— Short problem —
Repeat, exactly as written, every line from the one holding "Write the matplotlib code for this chart." through the one holding "plt.rcParams['axes.unicode_minus'] = False". Leave out all other lines.

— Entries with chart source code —
-- Start --
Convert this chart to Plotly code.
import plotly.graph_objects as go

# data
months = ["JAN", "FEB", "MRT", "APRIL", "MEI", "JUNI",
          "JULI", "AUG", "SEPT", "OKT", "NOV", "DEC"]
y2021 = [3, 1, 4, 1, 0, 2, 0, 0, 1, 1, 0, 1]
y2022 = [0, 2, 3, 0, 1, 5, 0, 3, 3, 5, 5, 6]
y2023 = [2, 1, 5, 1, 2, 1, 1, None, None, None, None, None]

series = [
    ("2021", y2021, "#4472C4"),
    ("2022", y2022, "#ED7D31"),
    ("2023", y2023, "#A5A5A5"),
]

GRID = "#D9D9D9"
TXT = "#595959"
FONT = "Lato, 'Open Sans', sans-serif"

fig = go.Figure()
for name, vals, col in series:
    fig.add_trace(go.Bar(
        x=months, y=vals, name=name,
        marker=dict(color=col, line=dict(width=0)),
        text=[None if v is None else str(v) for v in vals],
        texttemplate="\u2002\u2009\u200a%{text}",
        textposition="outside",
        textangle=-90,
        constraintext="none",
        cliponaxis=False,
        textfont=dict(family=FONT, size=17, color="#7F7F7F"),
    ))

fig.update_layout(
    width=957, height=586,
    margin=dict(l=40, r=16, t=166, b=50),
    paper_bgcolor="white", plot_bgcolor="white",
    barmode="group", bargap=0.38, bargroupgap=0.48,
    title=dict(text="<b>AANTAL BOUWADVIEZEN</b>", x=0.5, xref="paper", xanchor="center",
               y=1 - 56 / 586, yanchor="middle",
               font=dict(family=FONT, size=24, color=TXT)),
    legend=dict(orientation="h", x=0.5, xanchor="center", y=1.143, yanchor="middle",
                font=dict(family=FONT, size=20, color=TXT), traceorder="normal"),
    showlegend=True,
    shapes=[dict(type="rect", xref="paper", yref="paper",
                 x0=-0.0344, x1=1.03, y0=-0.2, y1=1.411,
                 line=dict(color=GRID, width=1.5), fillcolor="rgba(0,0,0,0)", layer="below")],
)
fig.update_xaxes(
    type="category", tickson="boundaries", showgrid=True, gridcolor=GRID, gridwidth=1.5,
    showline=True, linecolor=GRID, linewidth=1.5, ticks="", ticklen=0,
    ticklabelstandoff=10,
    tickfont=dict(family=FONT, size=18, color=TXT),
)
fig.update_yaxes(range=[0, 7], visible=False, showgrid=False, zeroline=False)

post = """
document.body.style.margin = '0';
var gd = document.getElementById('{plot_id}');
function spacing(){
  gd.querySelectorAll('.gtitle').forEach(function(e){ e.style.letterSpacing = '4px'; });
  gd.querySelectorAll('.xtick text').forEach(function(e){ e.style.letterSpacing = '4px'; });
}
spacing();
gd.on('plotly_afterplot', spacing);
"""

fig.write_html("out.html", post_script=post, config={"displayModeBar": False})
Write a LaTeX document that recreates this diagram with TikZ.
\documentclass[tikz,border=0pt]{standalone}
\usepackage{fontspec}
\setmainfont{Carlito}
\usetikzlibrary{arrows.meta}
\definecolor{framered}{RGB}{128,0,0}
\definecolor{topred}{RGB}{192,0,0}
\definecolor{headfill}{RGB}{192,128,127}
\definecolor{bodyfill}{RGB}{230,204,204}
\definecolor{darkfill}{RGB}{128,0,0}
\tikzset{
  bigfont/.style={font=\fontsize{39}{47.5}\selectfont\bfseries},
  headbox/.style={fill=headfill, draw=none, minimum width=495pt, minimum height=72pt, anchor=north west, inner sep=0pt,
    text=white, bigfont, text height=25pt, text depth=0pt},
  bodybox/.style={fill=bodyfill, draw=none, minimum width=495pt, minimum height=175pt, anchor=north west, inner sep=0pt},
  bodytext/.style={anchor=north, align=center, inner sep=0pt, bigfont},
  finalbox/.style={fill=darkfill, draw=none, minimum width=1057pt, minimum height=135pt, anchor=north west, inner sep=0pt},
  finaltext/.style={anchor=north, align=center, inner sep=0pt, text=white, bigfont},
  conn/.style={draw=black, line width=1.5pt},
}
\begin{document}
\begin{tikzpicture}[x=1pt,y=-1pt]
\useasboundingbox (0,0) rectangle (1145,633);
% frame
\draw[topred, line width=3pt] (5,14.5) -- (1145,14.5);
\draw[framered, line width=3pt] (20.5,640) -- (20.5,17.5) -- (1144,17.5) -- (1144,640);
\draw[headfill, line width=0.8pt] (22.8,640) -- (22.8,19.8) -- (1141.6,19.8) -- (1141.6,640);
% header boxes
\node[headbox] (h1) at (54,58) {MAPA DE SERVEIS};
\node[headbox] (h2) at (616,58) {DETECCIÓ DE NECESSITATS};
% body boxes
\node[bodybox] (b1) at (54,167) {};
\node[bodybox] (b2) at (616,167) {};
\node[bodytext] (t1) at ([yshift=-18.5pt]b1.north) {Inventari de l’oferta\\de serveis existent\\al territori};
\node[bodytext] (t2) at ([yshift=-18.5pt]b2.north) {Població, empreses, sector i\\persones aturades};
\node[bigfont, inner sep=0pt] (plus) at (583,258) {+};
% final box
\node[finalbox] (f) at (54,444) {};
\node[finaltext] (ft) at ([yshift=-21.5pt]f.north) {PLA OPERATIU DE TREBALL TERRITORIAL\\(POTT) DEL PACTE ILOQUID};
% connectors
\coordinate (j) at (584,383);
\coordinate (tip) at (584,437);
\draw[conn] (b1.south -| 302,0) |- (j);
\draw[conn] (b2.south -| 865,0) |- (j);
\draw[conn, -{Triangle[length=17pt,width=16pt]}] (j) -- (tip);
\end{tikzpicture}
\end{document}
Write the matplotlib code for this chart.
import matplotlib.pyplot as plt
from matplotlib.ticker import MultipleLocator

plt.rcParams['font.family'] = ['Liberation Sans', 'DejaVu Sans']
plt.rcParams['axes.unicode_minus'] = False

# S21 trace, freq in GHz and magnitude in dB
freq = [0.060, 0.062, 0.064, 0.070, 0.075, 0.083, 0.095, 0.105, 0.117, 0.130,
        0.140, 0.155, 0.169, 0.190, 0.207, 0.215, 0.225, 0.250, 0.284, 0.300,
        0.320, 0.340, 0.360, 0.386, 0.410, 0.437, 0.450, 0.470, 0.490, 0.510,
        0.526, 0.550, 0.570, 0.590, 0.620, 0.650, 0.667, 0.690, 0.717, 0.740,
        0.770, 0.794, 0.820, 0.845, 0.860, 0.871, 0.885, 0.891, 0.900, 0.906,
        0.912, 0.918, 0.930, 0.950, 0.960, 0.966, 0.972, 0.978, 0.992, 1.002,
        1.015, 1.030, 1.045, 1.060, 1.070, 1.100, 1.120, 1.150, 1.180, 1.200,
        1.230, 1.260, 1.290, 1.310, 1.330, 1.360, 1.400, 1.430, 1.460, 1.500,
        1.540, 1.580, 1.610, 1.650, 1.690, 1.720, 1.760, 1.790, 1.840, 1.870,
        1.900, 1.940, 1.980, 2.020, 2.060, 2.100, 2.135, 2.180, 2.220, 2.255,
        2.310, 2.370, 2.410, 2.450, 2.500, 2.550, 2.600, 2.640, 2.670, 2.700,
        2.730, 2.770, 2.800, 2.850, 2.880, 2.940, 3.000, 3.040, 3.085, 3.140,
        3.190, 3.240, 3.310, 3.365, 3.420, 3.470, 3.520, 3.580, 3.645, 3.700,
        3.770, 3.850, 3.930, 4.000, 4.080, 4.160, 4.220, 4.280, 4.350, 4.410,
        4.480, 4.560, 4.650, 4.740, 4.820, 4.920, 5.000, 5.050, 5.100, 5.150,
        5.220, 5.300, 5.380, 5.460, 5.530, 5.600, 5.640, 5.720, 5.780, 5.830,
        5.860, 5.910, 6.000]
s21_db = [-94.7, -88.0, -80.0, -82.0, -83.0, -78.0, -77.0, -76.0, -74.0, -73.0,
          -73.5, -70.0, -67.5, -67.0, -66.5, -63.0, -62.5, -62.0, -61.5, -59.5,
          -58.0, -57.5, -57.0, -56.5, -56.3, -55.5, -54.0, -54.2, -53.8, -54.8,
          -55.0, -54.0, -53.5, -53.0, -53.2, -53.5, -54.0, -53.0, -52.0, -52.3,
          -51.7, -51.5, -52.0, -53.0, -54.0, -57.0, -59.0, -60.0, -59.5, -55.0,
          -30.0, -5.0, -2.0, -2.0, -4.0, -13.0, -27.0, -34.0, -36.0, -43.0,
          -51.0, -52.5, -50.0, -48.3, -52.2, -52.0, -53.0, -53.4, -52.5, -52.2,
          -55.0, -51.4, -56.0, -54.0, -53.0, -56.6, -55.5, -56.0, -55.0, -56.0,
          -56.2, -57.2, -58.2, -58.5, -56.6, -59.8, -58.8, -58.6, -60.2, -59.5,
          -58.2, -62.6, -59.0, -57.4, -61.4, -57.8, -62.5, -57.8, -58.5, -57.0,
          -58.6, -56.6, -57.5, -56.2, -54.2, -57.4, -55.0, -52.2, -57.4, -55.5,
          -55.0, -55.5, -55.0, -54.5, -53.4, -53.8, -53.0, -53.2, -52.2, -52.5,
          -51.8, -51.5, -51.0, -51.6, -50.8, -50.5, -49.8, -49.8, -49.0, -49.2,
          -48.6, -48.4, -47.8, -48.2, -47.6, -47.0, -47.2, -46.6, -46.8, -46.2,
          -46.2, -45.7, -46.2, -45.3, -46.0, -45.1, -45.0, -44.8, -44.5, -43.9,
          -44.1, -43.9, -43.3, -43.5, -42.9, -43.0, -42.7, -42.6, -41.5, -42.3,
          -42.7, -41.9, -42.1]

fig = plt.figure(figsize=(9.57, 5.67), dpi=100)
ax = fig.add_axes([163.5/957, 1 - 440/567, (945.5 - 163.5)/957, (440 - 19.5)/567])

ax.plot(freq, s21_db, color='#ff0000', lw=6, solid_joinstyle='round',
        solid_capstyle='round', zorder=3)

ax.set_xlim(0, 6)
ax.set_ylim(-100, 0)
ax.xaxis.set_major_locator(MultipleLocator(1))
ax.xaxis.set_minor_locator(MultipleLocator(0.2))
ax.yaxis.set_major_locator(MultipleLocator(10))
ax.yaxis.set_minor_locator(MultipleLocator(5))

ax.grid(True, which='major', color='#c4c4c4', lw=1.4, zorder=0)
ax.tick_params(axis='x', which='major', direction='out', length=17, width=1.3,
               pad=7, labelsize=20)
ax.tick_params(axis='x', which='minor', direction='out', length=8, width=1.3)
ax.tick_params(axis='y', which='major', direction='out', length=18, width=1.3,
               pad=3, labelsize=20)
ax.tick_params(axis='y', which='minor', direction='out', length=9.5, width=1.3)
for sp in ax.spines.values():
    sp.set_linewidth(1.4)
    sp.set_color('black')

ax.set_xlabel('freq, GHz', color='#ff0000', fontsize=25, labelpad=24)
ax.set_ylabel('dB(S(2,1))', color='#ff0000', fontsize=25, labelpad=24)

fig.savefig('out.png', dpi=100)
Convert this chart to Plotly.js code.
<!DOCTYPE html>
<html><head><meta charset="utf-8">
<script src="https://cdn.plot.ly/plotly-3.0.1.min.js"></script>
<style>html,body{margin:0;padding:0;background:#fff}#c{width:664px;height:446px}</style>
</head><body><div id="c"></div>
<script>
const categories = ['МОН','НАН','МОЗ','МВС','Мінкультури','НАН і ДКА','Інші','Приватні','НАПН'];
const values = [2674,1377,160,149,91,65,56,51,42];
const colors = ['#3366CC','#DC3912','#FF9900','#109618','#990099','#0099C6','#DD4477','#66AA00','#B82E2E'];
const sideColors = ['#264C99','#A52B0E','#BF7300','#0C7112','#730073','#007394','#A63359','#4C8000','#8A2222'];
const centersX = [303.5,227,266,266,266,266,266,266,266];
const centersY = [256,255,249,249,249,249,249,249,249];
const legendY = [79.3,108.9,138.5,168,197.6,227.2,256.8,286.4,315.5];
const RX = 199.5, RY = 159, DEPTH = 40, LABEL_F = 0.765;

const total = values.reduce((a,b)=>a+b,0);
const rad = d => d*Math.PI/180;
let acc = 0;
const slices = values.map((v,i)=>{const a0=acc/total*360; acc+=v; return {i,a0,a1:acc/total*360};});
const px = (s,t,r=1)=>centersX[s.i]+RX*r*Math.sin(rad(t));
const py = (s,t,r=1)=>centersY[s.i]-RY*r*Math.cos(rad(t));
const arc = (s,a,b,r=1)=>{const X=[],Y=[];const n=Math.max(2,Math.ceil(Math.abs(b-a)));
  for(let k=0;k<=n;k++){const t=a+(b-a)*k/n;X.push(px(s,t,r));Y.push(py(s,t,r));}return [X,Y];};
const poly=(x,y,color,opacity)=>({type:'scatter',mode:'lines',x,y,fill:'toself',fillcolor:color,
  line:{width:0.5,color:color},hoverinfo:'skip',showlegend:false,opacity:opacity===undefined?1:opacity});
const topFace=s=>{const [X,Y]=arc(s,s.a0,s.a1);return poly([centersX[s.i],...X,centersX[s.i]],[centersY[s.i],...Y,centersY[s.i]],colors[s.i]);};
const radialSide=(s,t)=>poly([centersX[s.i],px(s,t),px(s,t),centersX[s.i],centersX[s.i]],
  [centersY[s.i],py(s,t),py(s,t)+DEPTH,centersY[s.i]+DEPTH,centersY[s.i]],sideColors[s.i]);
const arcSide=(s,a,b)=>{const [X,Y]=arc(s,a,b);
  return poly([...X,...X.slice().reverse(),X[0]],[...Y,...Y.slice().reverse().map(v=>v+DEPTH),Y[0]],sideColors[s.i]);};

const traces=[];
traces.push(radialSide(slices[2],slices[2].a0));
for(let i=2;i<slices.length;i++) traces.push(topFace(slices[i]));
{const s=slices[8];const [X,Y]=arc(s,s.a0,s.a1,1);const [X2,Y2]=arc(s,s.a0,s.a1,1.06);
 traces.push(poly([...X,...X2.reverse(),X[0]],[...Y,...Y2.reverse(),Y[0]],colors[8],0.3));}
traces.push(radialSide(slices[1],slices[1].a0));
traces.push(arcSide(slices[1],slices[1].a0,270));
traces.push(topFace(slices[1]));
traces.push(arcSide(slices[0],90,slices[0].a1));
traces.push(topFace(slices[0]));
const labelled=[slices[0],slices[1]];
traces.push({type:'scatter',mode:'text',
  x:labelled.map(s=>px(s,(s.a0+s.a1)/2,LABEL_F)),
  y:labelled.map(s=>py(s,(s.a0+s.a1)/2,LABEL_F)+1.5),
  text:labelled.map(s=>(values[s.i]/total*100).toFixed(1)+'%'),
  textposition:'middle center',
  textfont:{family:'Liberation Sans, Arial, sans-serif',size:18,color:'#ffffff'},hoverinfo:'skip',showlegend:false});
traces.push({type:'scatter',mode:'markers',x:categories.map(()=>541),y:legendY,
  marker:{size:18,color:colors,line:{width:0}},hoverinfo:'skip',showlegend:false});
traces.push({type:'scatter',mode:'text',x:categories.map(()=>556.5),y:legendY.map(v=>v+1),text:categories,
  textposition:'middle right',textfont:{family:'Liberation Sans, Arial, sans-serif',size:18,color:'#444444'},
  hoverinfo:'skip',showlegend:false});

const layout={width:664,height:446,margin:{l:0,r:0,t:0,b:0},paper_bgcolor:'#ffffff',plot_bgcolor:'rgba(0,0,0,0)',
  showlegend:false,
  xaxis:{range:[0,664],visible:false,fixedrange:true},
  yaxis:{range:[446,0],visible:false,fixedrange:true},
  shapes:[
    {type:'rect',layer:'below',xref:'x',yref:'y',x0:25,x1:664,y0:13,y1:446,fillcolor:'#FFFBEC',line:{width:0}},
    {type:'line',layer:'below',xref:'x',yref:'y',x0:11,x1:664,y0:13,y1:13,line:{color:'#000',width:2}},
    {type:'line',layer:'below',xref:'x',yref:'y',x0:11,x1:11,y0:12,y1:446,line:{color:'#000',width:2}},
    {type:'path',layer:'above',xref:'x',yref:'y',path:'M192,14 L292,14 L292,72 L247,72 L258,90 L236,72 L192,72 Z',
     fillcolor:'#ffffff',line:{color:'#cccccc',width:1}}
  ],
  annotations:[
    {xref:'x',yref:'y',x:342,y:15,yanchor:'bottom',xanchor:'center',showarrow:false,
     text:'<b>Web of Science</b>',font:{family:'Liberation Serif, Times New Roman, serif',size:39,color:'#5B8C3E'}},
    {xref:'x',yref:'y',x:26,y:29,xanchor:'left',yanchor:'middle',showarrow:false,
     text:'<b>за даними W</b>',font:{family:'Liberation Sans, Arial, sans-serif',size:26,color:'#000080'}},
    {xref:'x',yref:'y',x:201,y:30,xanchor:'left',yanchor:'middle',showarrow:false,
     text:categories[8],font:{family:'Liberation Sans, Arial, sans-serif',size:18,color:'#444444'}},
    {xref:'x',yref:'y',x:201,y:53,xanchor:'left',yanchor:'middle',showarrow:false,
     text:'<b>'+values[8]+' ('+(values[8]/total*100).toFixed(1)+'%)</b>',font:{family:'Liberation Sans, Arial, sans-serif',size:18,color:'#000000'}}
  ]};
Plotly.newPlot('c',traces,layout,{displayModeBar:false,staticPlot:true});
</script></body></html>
-- End --
— Completed exercise —
Write the matplotlib code for this chart.
import matplotlib.pyplot as plt
from matplotlib.ticker import MultipleLocator

plt.rcParams['font.family'] = ['Liberation Sans', 'DejaVu Sans']
plt.rcParams['axes.unicode_minus'] = False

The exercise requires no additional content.